If “bonne chance” has you planning for a French vacation this year, keep in mind that France is brimming with many beautiful gardens worth adding to any getaway itinerary. Need suggestions? Here are four of my favorites.
- Giverny. Claude Monet’s gardens — need I say more? Located just off the banks of the Seine River, 46 miles west of Paris — and easily reachable from the City of Lights by bus, train or even boat — this living inspiration created by one of the founders of French Impressionism is two distinct gardens. The Clos Normand is an annual riot of colors and natural perfumes from mixed flowering plants allowed to playfully stretch, droop and flop from structured Old World rectangular beds. The Water Garden is Monet’s masterpiece of vibrant marginal plants, stately mature trees, still waters and soul-soothing serenity that also showcases his famous Moon Bridge and iconic water lilies. giverny.org/gardens/fcm/visitgb.htm
- Chateau de Valmer. Tucked away in the beautiful Loire Valley in central France, about 140 miles south of Paris, Chateau de Valmer is a vineyard well known for its Vouvray wines. It is also an elegant estate dating to the 1400s featuring well-maintained Italian Renaissance gardens flowing from eight different tiers. Terrace of the Florentine Fountains, High Terrace, Leda’s Terrace, Terrace of the Anduze Vases — these are but a few of the poetic appellations that do justice to the many eye-pleasing planting areas that border this graceful property. chateaudevalmer.com/en
- Chateau de Villandry. While enjoying the delightful sights and sensations of the Loire Valley, why not double your pleasure in garden-gazing? Less than an hour’s drive west from Chateau de Valmer, Villandry is one of France’s most visited historic estates open to the public, and for good reason. This 16th-century retreat is embraced by a dreamscape of meticulously manicured, outstandingly colorful formal Renaissance gardens. My favorite is the Kitchen Garden, which lays out precise patterns with lettuce, chives, cabbages, peppers, carrots, chard, tomatoes, leeks and beets that are corralled by tightly pruned boxwoods. Call it opulent veggie gardening, if you will. chateauvillandry.fr/en
- Villa Ephrussi de Rothschild. With such a dapper name and located on the French Riviera between Nice and Monaco, you would expect full-on fancy, and this garden delivers. Started in the early 1900s, the grounds of this Rothschild estate display nine unique gardens flanking a central pool area. Crunchy gravel paths guide visitors through gardens of varying styles, such as French, Spanish, Florentine, Japanese and Provençal, on a promontory that also offers sweeping vistas of the Mediterranean. Full-on fancy, indeed. villa-ephrussi.com/en
While we’re speaking French, if you are thinking about adding French hydrangeas (Hydrangea macrophylla) to your garden this spring, remember, for typical cultivars, the color of their fancy flowers depends on soil acidity. Prefer a blue hue? Grow these beauties in acidic soil (pH 6 or less), which is a usual given in most Cary gardens. Intense pink blooms can be had in alkaline (pH 7 and higher) growing ground. In neutral soil (pH 6 to 7), these pretties can even shift to purple.

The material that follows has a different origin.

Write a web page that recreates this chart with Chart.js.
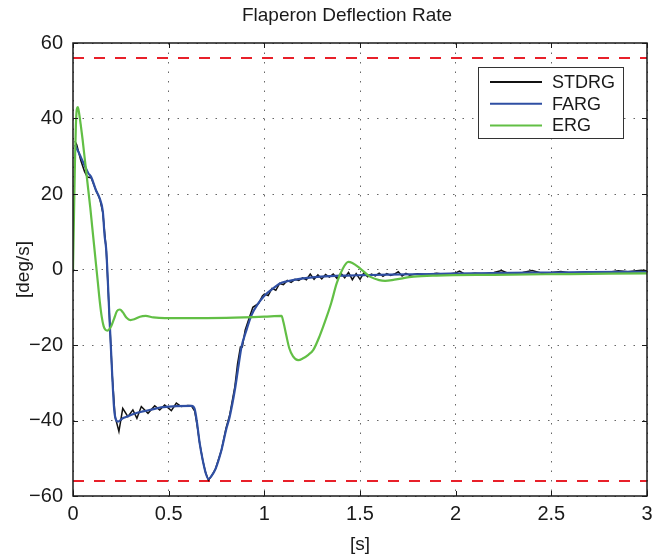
<!DOCTYPE html>
<html>
<head>
<meta charset="utf-8">
<title>Flaperon Deflection Rate</title>
<script src="https://cdn.jsdelivr.net/npm/chart.js@4.4.1/dist/chart.umd.min.js"></script>
<style>
    html, body { margin: 0; padding: 0; background: #ffffff; }
    #chart { display: block; }
</style>
</head>
<body>
<canvas id="chart" width="663" height="559"></canvas>
<script>
// Valores (tempo em s, taxa em deg/s)
const stdrgT = [0.01, 0.02, 0.04, 0.06, 0.075, 0.095, 0.12, 0.14, 0.156, 0.174, 0.19, 0.205, 0.22, 0.24,
    0.26, 0.287, 0.313, 0.334, 0.357, 0.392, 0.427, 0.453, 0.479, 0.514, 0.54, 0.566, 0.6, 0.619, 0.636,
    0.648, 0.662, 0.678, 0.693, 0.708, 0.725, 0.745, 0.776, 0.8, 0.819, 0.846, 0.86, 0.875, 0.885, 0.9,
    0.92, 0.94, 0.97, 0.99, 1.0, 1.02, 1.04, 1.06, 1.08, 1.1, 1.12, 1.14, 1.16, 1.18, 1.2, 1.22, 1.24,
    1.26, 1.28, 1.3, 1.32, 1.34, 1.36, 1.38, 1.4, 1.42, 1.44, 1.46, 1.48, 1.5, 1.52, 1.54, 1.56, 1.58,
    1.6, 1.62, 1.64, 1.66, 1.68, 1.7, 1.72, 1.74, 1.76, 1.8, 1.85, 1.9, 1.95, 2.0, 2.02, 2.05, 2.1, 2.15,
    2.2, 2.24, 2.28, 2.35, 2.4, 2.45, 2.5, 2.55, 2.6, 2.7, 2.8, 2.85, 2.9, 2.97, 3.0];
const stdrgV = [34, 33, 29, 26, 24.5, 24.3, 21, 18.7, 15, 5, -12, -28, -39, -42.9,
    -36.8, -39, -37.2, -39.4, -36.3, -38.1, -36.1, -37.2, -35.9, -37.4, -35.4, -36.3, -36, -36.1, -37.5,
    -41, -46, -50.5, -53.8, -55.8, -54.6, -52.8, -47.8, -42, -38.5, -31, -25, -20.5, -20.5, -16,
    -13, -10, -9, -7, -6.5, -6.9, -5.0, -5.5, -3.7, -4.0, -2.9, -3.4, -2.6, -2.9, -2.2, -2.7, -1.2,
    -2.6, -1.4, -2.5, -1.3, -2.0, -1.2, -2.4, -1.0, -2.2, -0.8, -2.7, -1.1, -2.6, -0.9, -1.9, -1.2, -1.7,
    -1.0, -1.8, -1.1, -1.6, -1.2, -0.6, -1.7, -1.0, -1.5, -1.1, -1.4, -1.0, -1.3, -0.9, -0.4, -1.3, -1.0, -1.2,
    -0.8, -0.3, -1.1, -0.8, -0.3, -1.0, -0.8, -0.5, -0.9, -0.6, -0.7, -0.3, -0.6, -0.2, -0.3];

const fargT = [0.01, 0.03, 0.06, 0.08, 0.095, 0.12, 0.139, 0.156, 0.165, 0.174, 0.19, 0.205, 0.217, 0.235,
    0.26, 0.28, 0.32, 0.365, 0.42, 0.46, 0.54, 0.62, 0.636, 0.648, 0.662, 0.678, 0.693, 0.708, 0.725,
    0.745, 0.776, 0.8, 0.819, 0.846, 0.865, 0.881, 0.907, 0.933, 0.968, 1.003, 1.046, 1.081, 1.12, 1.169,
    1.25, 1.343, 1.43, 1.517, 1.65, 1.866, 2.1, 2.4, 2.7, 3.0];
const fargV = [33, 31, 27.6, 25.5, 24.5, 21, 18.9, 15.3, 9, 5, -12, -28, -38, -40.3,
    -39.4, -39, -38.2, -37.6, -37, -36.5, -36.2, -36.1, -37, -40.5, -46, -50.5, -53.8, -55.5, -54.6,
    -52.8, -47.8, -42.5, -39, -31.9, -25.5, -20.4, -16, -12.1, -9, -6.8, -5, -3.7, -3.1, -2.6,
    -2.1, -1.75, -1.6, -1.5, -1.35, -1.2, -1.0, -0.85, -0.7, -0.6];

const ergT = [0, 0.005, 0.01, 0.015, 0.02, 0.025, 0.03, 0.04, 0.05, 0.06, 0.07, 0.08, 0.09, 0.1, 0.11,
    0.12, 0.13, 0.14, 0.15, 0.16, 0.17, 0.18, 0.19, 0.2, 0.215, 0.23, 0.245, 0.26, 0.28, 0.3, 0.32,
    0.35, 0.38, 0.42, 0.48, 0.6, 0.8, 1.0, 1.09, 1.1, 1.115, 1.13, 1.15, 1.177, 1.2, 1.23, 1.256,
    1.29, 1.326, 1.35, 1.378, 1.41, 1.439, 1.46, 1.5, 1.552, 1.6, 1.631, 1.68, 1.78, 1.9, 2.2, 2.6, 3.0];
const ergV = [0, 14, 28, 38, 42.5, 43, 42, 38.5, 34.5, 30, 25.5, 21, 16.5, 11.5, 6.5,
    1.5, -3.5, -8.5, -12.5, -15, -16, -16.2, -15.8, -15, -13, -11, -10.6, -11.3, -12.8, -13.4, -13.2,
    -12.5, -12.3, -12.7, -12.9, -12.9, -12.8, -12.5, -12.3, -14, -17.5, -20.8, -23, -24, -23.6, -22.6, -21.3,
    -17.5, -12.5, -8.8, -3.7, 0.2, 2.0, 1.7, 0.3, -1.9, -2.8, -3.0, -2.7, -1.9, -1.6, -1.4, -1.2, -1.0];

// Limites de taxa (linhas tracejadas vermelhas)
const limitT = [0, 3];
const limitHi = [56, 56];
const limitLo = [-56, -56];

const xTicks = [0, 0.5, 1, 1.5, 2, 2.5, 3];
const yTicks = [-60, -40, -20, 0, 20, 40, 60];
const chartTitle = "Flaperon Deflection Rate";

const FONT = "'Liberation Sans', Arial, Helvetica, sans-serif";

function pares(ts, vs) {
    return ts.map((t, i) => ({ x: t, y: vs[i] }));
}

// Caixa, marcas internas, título e legenda estilo MATLAB
const estiloMatlab = {
    id: "estiloMatlab",
    afterDraw(chart) {
        const ctx = chart.ctx;
        const area = chart.chartArea;
        const xs = chart.scales.x;
        const ys = chart.scales.y;

        ctx.save();
        ctx.strokeStyle = "#1a1a1a";
        ctx.lineWidth = 1;
        ctx.beginPath();
        xTicks.forEach(v => {
            const px = Math.round(xs.getPixelForValue(v)) + 0.5;
            ctx.moveTo(px, area.bottom); ctx.lineTo(px, area.bottom - 5);
            ctx.moveTo(px, area.top); ctx.lineTo(px, area.top + 5);
        });
        yTicks.forEach(v => {
            const py = Math.round(ys.getPixelForValue(v)) + 0.5;
            ctx.moveTo(area.left, py); ctx.lineTo(area.left + 5, py);
            ctx.moveTo(area.right, py); ctx.lineTo(area.right - 5, py);
        });
        ctx.stroke();

        ctx.lineWidth = 1.5;
        ctx.strokeRect(area.left, area.top, area.right - area.left, area.bottom - area.top);

        // Título
        ctx.fillStyle = "#1a1a1a";
        ctx.font = "19px " + FONT;
        ctx.textAlign = "center";
        ctx.textBaseline = "middle";
        ctx.fillText(chartTitle, area.left + 274, 16);

        // Legenda
        const entradas = chart.data.datasets.filter(d => d.label);
        const lx = area.right - 169;
        const ly = area.top + 24;
        const lw = 145;
        const lh = 71;
        ctx.fillStyle = "#ffffff";
        ctx.fillRect(lx, ly, lw, lh);
        ctx.lineWidth = 1;
        ctx.strokeStyle = "#333333";
        ctx.strokeRect(lx + 0.5, ly + 0.5, lw, lh);
        ctx.font = "18px " + FONT;
        ctx.textBaseline = "middle";
        ctx.textAlign = "left";
        entradas.forEach((d, i) => {
            const y = ly + 15 + i * 21.7;
            ctx.strokeStyle = d.borderColor;
            ctx.lineWidth = 2;
            ctx.beginPath();
            ctx.moveTo(lx + 12, y);
            ctx.lineTo(lx + 64, y);
            ctx.stroke();
            ctx.fillStyle = "#1a1a1a";
            ctx.fillText(d.label, lx + 74, y + 1);
        });
        ctx.restore();
    }
};

document.addEventListener("DOMContentLoaded", function () {
    const ctx = document.getElementById("chart").getContext("2d");

    new Chart(ctx, {
        type: "line",
        data: {
            datasets: [
                {
                    label: "STDRG",
                    data: pares(stdrgT, stdrgV),
                    borderColor: "#111111",
                    borderWidth: 1.5,
                    pointRadius: 0,
                    tension: 0,
                    order: 2,
                },
                {
                    label: "FARG",
                    data: pares(fargT, fargV),
                    borderColor: "#2f4fa3",
                    borderWidth: 2.2,
                    pointRadius: 0,
                    cubicInterpolationMode: "monotone",
                    order: 1,
                },
                {
                    label: "ERG",
                    data: pares(ergT, ergV),
                    borderColor: "#62bf45",
                    borderWidth: 2.2,
                    pointRadius: 0,
                    cubicInterpolationMode: "monotone",
                    order: 0,
                },
                {
                    label: "",
                    data: pares(limitT, limitHi),
                    borderColor: "#e8202a",
                    borderWidth: 2,
                    borderDash: [11, 10],
                    pointRadius: 0,
                    order: 3,
                },
                {
                    label: "",
                    data: pares(limitT, limitLo),
                    borderColor: "#e8202a",
                    borderWidth: 2,
                    borderDash: [11, 10],
                    pointRadius: 0,
                    order: 3,
                },
            ],
        },
        options: {
            responsive: false,
            animation: false,
            layout: { padding: { left: 0, right: 16, top: 43, bottom: 0 } },
            plugins: {
                legend: { display: false },
                tooltip: { enabled: false },
                title: { display: false },
            },
            scales: {
                x: {
                    type: "linear",
                    min: 0,
                    max: 3,
                    afterFit(s) { s.height = 63; },
                    afterBuildTicks(s) { s.ticks = xTicks.map(v => ({ value: v })); },
                    ticks: {
                        color: "#1a1a1a",
                        padding: 6,
                        font: { family: FONT, size: 20 },
                        callback: v => String(v),
                    },
                    grid: { color: "rgba(0,0,0,0.6)", lineWidth: 1, drawTicks: false },
                    border: { display: false, dash: [1.5, 8] },
                    title: {
                        display: true,
                        text: "[s]",
                        color: "#1a1a1a",
                        font: { family: FONT, size: 19 },
                        padding: { top: 0, bottom: 3 },
                    },
                },
                y: {
                    min: -60,
                    max: 60,
                    afterFit(s) { s.width = 73; },
                    afterBuildTicks(s) { s.ticks = yTicks.map(v => ({ value: v })); },
                    ticks: {
                        color: "#1a1a1a",
                        padding: 10,
                        font: { family: FONT, size: 20 },
                        callback: v => String(v).replace("-", "\u2212"),
                    },
                    grid: { color: "rgba(0,0,0,0.6)", lineWidth: 1, drawTicks: false },
                    border: { display: false, dash: [1.5, 8] },
                    title: {
                        display: true,
                        text: "[deg/s]",
                        color: "#1a1a1a",
                        font: { family: FONT, size: 19 },
                        padding: { top: 12, bottom: 0 },
                    },
                },
            },
        },
        plugins: [estiloMatlab],
    });
});
</script>
</body>
</html>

To increase acidic conditions, mix in sulfur or aluminum sulfate to the planting area, while generous applications of lime around such hydrangeas will put you in the pink. Keep in mind that such color change will take some time, but faster results can be had with potted French hydrangeas.
To Do in the Garden
- If your green thumb is itching to begin growing annual edibles, cool-season favorites such as lettuce, spinach, radishes, onions, kale, potatoes, turnips, mustard greens, cauliflower, broccoli and cabbage can all be planted in the vegetable patch this month.
- Has your lawn mower blade been sharpened in the last two years? Remember: A sharp blade cuts; a dull blade tears, which makes grass more susceptible to diseases.

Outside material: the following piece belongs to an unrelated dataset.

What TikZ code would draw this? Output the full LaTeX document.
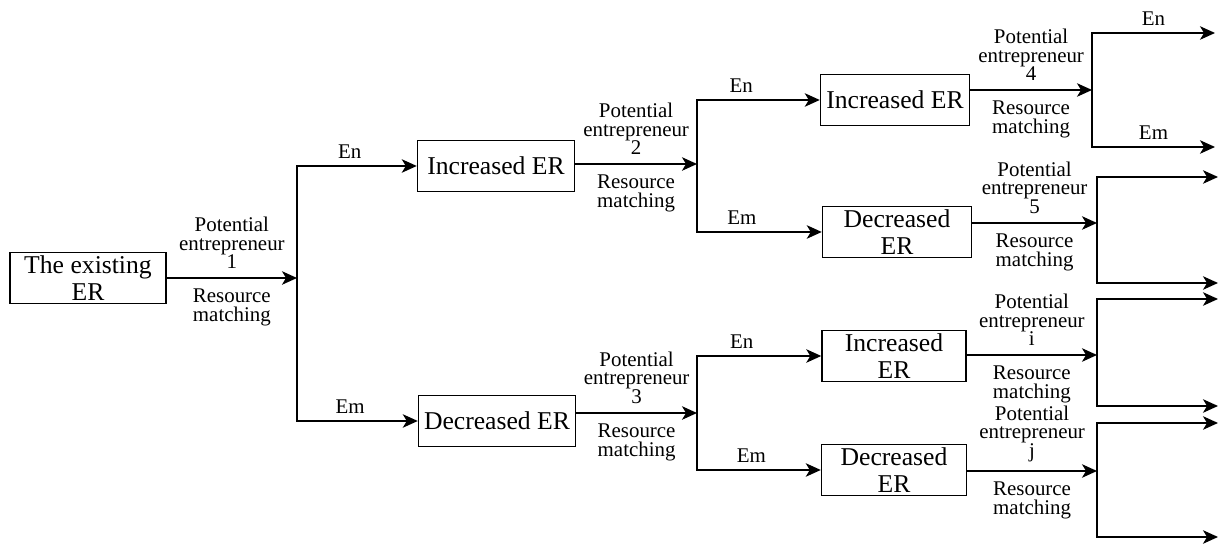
\documentclass[tikz,border=0pt]{standalone}
\usepackage{fontspec}
\setmainfont{Liberation Serif}
\usetikzlibrary{arrows.meta}
\newcommand{\erfont}{\fontsize{14.6}{15.4}\selectfont}
\newcommand{\lblfont}{\fontsize{11.9}{10.5}\selectfont}
\begin{document}
\begin{tikzpicture}[x=0.02cm, y=-0.02cm, line width=0.85pt,
		erbox/.style={draw, minimum width=3.12cm, minimum height=1.02cm, inner sep=0pt, align=center, font=\erfont},
		arr/.style={-{Stealth[length=0.3cm, width=0.27cm, inset=0.08cm]}},
		pe/.style={above=4pt, inner sep=1pt, align=center, font=\lblfont},
		rm/.style={below=5pt, inner sep=1pt, align=center, font=\lblfont},
		br/.style={above=3pt, inner sep=1pt, font=\lblfont}]
		\useasboundingbox (0, 0) rectangle (1228, 546);
		
		\node[erbox] (exist) at (88, 278) {The existing\\ER};
		\coordinate (f1) at (297, 278);
		\draw[arr] (exist.east) -- node[pe] {Potential\\entrepreneur\\1} node[rm] {Resource\\matching} (f1);
		
		\node[erbox, minimum width=3.14cm] (inc1) at (496, 166) {Increased ER};
		\draw[arr] (f1) |- node[br, pos=0.72] {En} (inc1.west);
		\node[erbox, minimum width=3.14cm] (dec1) at (497, 421) {Decreased ER};
		\draw[arr] (f1) |- node[br, pos=0.72] {Em} (dec1.west);
		
		\coordinate (f2) at (697, 164);
		\draw[arr] (inc1.east |- f2) -- node[pe] {Potential\\entrepreneur\\2} node[rm] {Resource\\matching} (f2);
		\node[erbox, minimum width=2.98cm] (inc2) at (895, 100) {Increased ER};
		\draw[arr] (f2) |- node[br, pos=0.68] {En} (inc2.west);
		\node[erbox, minimum width=2.98cm] (dec2) at (897, 232) {Decreased\\ER};
		\draw[arr] (f2) |- node[br, pos=0.68] {Em} (dec2.west);
		
		\coordinate (f3) at (697, 413);
		\draw[arr] (dec1.east |- f3) -- node[pe] {Potential\\entrepreneur\\3} node[rm] {Resource\\matching} (f3);
		\node[erbox, minimum width=2.88cm] (inc3) at (894, 356) {Increased\\ER};
		\draw[arr] (f3) |- node[br, pos=0.68] {En} (inc3.west);
		\node[erbox, minimum width=2.9cm] (dec3) at (894, 470) {Decreased\\ER};
		\draw[arr] (f3) |- node[br, pos=0.72] {Em} (dec3.west);
		
		\coordinate (f4) at (1092, 90);
		\draw[arr] (inc2.east |- f4) -- node[pe] {Potential\\entrepreneur\\4} node[rm] {Resource\\matching} (f4);
		\coordinate (o4a) at (1215, 33);
		\coordinate (o4b) at (1215, 147);
		\draw[arr] (f4) |- node[br, pos=0.75] {En} (o4a);
		\draw[arr] (f4) |- node[br, pos=0.75] {Em} (o4b);
		
		\coordinate (f5) at (1097, 223);
		\draw[arr] (dec2.east |- f5) -- node[pe] {Potential\\entrepreneur\\5} node[rm] {Resource\\matching} (f5);
		\coordinate (o5a) at (1218, 177);
		\coordinate (o5b) at (1218, 283);
		\draw[arr] (f5) |- (o5a);
		\draw[arr] (f5) |- (o5b);
		
		\coordinate (f6) at (1097, 355);
		\draw[arr] (inc3.east |- f6) -- node[pe] {Potential\\entrepreneur\\i} node[rm] {Resource\\matching} (f6);
		\coordinate (o6a) at (1218, 299);
		\coordinate (o6b) at (1218, 406);
		\draw[arr] (f6) |- (o6a);
		\draw[arr] (f6) |- (o6b);
		
		\coordinate (f7) at (1097, 471);
		\draw[arr] (dec3.east |- f7) -- node[pe] {Potential\\entrepreneur\\j} node[rm] {Resource\\matching} (f7);
		\coordinate (o7a) at (1218, 423);
		\coordinate (o7b) at (1218, 537);
		\draw[arr] (f7) |- (o7a);
		\draw[arr] (f7) |- (o7b);
	\end{tikzpicture}
\end{document}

- For more flower power in the coming summer, early this month, prune woody ornamentals such as abelia, buddleia, althea, crepe myrtle, pomegranate, clethera and vitex that develop blossoms off new growth.
- Easy on the pruners! Not all trees and shrubs will benefit from a shearing this month. Wait to snip early-blooming beauties such as azalea, camellia (Camellia japonica), Carolina jessamine, forsythia, flowering quince, spirea, viburnum, mock orange, weigela and deciduous magnolia until after their flowers have faded.
- Remove winter mulch from around roses and replace with a fresh organic covering for the warm-season growing period to come. A good one-two approach is to spread a layer of compost first and then cover it with shredded hardwood mulch.
- Also rake out the protective winter mulch from hardy perennials and replace with fresh organic material, but be careful not to cover any new growth or basal leaves.
- Celebrate spring with your feathered garden buddies by cleaning debris out of bird houses and giving the bird bath a good scrubbing.